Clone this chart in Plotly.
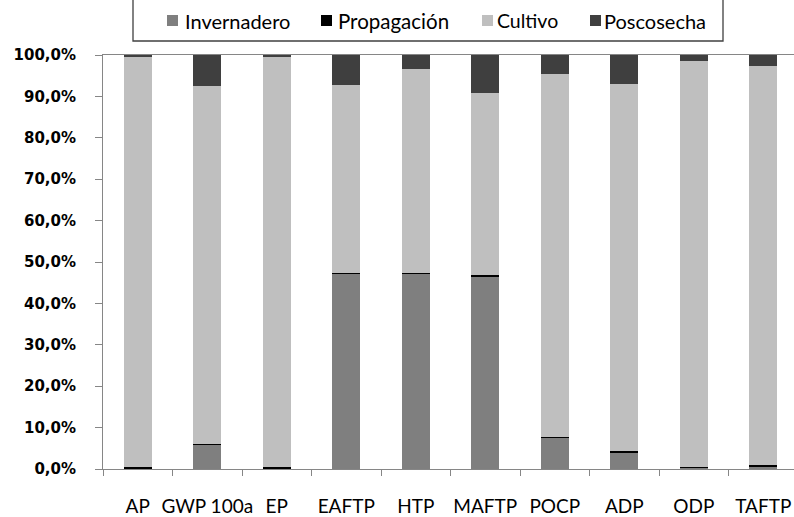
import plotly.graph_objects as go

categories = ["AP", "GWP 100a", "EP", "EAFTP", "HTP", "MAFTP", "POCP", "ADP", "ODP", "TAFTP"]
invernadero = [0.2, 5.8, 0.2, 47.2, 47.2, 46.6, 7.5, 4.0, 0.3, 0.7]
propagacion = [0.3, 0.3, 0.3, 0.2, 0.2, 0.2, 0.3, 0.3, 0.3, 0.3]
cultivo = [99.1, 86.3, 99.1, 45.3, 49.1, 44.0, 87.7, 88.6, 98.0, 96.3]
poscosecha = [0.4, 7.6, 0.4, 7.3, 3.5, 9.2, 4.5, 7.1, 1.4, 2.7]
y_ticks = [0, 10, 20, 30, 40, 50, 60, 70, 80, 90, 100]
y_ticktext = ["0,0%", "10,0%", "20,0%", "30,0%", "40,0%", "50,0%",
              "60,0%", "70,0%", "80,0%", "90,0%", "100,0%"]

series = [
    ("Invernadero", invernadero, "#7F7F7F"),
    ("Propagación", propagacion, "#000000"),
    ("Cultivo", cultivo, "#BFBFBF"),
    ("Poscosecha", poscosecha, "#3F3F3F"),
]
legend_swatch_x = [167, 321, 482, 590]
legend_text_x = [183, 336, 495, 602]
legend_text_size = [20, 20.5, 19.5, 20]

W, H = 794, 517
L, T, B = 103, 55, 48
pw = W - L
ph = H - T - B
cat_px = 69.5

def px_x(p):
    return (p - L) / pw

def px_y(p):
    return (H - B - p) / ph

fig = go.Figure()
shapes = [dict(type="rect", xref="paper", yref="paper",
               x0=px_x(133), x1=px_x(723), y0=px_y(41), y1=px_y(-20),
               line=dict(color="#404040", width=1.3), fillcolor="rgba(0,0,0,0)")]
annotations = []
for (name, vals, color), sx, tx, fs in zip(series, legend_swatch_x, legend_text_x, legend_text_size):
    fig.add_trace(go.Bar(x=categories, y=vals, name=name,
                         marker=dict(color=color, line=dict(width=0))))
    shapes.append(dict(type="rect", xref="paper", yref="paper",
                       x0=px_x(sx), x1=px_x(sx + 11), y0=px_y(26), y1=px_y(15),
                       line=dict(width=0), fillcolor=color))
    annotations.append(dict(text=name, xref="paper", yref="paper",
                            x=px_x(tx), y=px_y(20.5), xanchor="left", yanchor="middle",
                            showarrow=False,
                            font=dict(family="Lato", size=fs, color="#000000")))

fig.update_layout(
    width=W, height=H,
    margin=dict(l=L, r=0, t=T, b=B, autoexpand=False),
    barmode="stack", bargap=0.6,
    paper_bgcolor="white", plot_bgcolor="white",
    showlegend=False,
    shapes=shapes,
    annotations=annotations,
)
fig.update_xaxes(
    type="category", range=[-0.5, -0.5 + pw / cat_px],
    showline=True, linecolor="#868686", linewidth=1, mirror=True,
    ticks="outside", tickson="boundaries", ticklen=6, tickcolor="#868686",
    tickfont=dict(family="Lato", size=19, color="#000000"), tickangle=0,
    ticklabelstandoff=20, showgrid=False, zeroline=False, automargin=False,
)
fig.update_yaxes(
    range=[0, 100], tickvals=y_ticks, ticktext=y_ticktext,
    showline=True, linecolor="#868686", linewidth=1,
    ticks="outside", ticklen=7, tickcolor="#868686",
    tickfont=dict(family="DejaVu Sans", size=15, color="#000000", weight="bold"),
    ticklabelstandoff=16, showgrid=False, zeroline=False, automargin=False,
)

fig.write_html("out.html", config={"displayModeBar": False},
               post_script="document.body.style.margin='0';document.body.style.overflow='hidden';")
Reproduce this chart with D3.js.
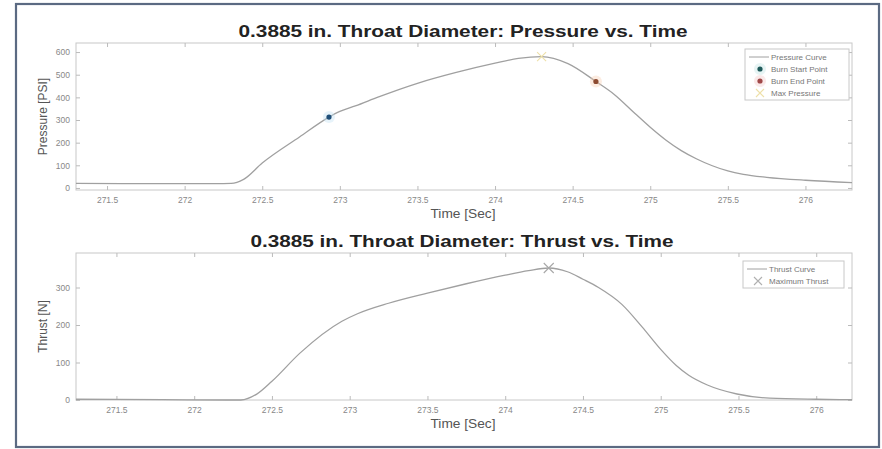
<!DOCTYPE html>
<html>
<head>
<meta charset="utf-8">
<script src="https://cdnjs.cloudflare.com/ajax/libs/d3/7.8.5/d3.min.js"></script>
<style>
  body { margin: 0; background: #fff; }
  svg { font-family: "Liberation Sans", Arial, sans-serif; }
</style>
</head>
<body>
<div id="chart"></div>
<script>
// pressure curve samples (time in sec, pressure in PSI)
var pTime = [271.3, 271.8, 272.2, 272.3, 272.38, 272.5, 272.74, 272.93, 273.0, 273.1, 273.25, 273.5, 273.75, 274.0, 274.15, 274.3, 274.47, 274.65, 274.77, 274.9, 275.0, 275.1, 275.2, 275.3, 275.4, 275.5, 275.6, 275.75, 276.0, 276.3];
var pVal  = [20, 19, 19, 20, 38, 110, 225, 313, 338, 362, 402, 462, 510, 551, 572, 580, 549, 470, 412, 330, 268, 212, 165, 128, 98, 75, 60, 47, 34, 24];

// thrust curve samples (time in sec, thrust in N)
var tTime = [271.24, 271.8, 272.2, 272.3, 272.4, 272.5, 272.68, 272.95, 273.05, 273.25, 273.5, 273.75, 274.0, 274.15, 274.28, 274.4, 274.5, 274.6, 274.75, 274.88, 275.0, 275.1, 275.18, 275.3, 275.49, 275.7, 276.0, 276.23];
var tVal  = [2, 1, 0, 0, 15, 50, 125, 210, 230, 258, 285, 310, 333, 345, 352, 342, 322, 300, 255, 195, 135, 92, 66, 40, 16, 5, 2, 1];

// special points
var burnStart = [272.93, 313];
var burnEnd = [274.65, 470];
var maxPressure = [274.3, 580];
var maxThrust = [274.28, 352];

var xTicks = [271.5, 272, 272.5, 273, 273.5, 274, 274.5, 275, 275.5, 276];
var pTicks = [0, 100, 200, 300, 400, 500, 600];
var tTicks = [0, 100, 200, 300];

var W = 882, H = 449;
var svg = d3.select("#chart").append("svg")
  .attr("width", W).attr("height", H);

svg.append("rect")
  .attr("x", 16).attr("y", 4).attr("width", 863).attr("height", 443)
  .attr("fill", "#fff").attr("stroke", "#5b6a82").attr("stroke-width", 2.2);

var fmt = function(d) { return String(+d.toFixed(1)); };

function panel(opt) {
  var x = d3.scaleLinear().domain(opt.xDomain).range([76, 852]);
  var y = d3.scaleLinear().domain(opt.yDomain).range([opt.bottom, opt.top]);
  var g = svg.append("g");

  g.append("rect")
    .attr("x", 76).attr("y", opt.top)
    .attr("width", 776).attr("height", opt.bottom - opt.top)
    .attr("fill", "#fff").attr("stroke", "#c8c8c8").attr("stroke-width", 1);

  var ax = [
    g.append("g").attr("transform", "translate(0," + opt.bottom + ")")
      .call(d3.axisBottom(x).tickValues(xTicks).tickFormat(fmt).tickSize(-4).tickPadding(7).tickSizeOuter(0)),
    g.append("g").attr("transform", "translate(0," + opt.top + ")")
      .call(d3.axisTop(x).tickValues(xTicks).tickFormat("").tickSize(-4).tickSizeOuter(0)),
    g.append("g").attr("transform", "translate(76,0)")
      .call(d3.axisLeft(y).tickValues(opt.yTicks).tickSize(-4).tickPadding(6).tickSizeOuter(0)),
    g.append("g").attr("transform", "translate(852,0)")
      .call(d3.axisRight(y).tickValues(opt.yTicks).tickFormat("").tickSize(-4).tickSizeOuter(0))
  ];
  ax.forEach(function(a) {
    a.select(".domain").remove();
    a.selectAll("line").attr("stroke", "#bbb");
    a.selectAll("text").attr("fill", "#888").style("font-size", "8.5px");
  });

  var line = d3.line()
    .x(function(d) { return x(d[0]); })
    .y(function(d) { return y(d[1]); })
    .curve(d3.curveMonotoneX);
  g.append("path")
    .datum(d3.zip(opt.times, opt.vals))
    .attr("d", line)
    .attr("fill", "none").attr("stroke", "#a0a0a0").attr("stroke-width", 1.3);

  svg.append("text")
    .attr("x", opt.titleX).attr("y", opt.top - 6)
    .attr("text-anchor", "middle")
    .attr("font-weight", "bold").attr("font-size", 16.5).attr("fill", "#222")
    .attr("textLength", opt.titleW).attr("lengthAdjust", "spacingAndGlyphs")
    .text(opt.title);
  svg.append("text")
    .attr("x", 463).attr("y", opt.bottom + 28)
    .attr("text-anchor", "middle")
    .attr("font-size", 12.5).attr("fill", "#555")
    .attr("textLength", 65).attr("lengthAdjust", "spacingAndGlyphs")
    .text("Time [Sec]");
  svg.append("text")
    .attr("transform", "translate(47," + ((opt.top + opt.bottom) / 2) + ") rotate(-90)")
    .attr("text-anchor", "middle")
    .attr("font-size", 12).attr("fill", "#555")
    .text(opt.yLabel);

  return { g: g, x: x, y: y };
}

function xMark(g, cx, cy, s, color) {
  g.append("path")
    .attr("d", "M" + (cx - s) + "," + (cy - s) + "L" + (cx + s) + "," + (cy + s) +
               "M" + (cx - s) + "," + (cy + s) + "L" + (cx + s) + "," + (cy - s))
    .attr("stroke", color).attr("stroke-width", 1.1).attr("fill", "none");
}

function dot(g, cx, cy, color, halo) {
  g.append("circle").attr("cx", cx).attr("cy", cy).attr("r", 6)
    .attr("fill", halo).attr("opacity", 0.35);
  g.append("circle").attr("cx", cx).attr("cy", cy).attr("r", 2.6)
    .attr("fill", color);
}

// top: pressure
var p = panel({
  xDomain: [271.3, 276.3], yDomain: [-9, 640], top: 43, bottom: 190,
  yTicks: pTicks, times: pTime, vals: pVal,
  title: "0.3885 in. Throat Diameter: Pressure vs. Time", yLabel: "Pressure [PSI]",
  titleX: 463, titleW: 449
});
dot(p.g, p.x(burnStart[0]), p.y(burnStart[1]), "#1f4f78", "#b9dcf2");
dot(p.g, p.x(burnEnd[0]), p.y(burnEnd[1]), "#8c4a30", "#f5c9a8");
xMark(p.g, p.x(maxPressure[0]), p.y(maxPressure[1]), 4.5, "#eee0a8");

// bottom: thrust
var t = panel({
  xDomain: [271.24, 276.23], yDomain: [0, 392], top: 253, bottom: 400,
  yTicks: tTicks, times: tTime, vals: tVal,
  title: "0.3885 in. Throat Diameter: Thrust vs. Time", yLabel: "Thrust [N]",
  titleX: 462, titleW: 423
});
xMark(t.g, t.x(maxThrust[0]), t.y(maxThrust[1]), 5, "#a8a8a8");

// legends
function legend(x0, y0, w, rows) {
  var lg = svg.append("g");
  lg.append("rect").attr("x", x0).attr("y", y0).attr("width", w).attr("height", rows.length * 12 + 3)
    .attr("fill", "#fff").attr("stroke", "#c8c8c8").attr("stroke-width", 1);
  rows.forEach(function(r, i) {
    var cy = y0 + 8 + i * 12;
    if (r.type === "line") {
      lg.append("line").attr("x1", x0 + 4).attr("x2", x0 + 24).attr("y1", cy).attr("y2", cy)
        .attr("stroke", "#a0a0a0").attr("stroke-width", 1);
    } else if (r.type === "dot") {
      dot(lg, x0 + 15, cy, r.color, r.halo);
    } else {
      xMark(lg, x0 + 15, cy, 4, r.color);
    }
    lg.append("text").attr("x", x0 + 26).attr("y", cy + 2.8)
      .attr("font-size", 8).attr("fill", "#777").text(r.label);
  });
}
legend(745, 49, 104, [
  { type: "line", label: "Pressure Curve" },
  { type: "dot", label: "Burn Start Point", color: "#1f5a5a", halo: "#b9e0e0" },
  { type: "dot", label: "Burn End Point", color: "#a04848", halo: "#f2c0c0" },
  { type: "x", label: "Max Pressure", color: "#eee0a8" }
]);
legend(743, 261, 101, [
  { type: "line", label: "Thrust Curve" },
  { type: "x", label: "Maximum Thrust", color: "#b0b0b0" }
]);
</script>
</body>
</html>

════════

**Work to be completed**. Reproduce, starting at the line containing "Reproduce this chart with D3.js." and stopping after the line containing "47, 34, 24];", each of those lines exactly and no others; leave pictures out.

**In response**.
Reproduce this chart with D3.js.
<!DOCTYPE html>
<html>
<head>
<meta charset="utf-8">
<script src="https://cdnjs.cloudflare.com/ajax/libs/d3/7.8.5/d3.min.js"></script>
<style>
  body { margin: 0; background: #fff; }
  svg { font-family: "Liberation Sans", Arial, sans-serif; }
</style>
</head>
<body>
<div id="chart"></div>
<script>
// pressure curve samples (time in sec, pressure in PSI)
var pTime = [271.3, 271.8, 272.2, 272.3, 272.38, 272.5, 272.74, 272.93, 273.0, 273.1, 273.25, 273.5, 273.75, 274.0, 274.15, 274.3, 274.47, 274.65, 274.77, 274.9, 275.0, 275.1, 275.2, 275.3, 275.4, 275.5, 275.6, 275.75, 276.0, 276.3];
var pVal  = [20, 19, 19, 20, 38, 110, 225, 313, 338, 362, 402, 462, 510, 551, 572, 580, 549, 470, 412, 330, 268, 212, 165, 128, 98, 75, 60, 47, 34, 24];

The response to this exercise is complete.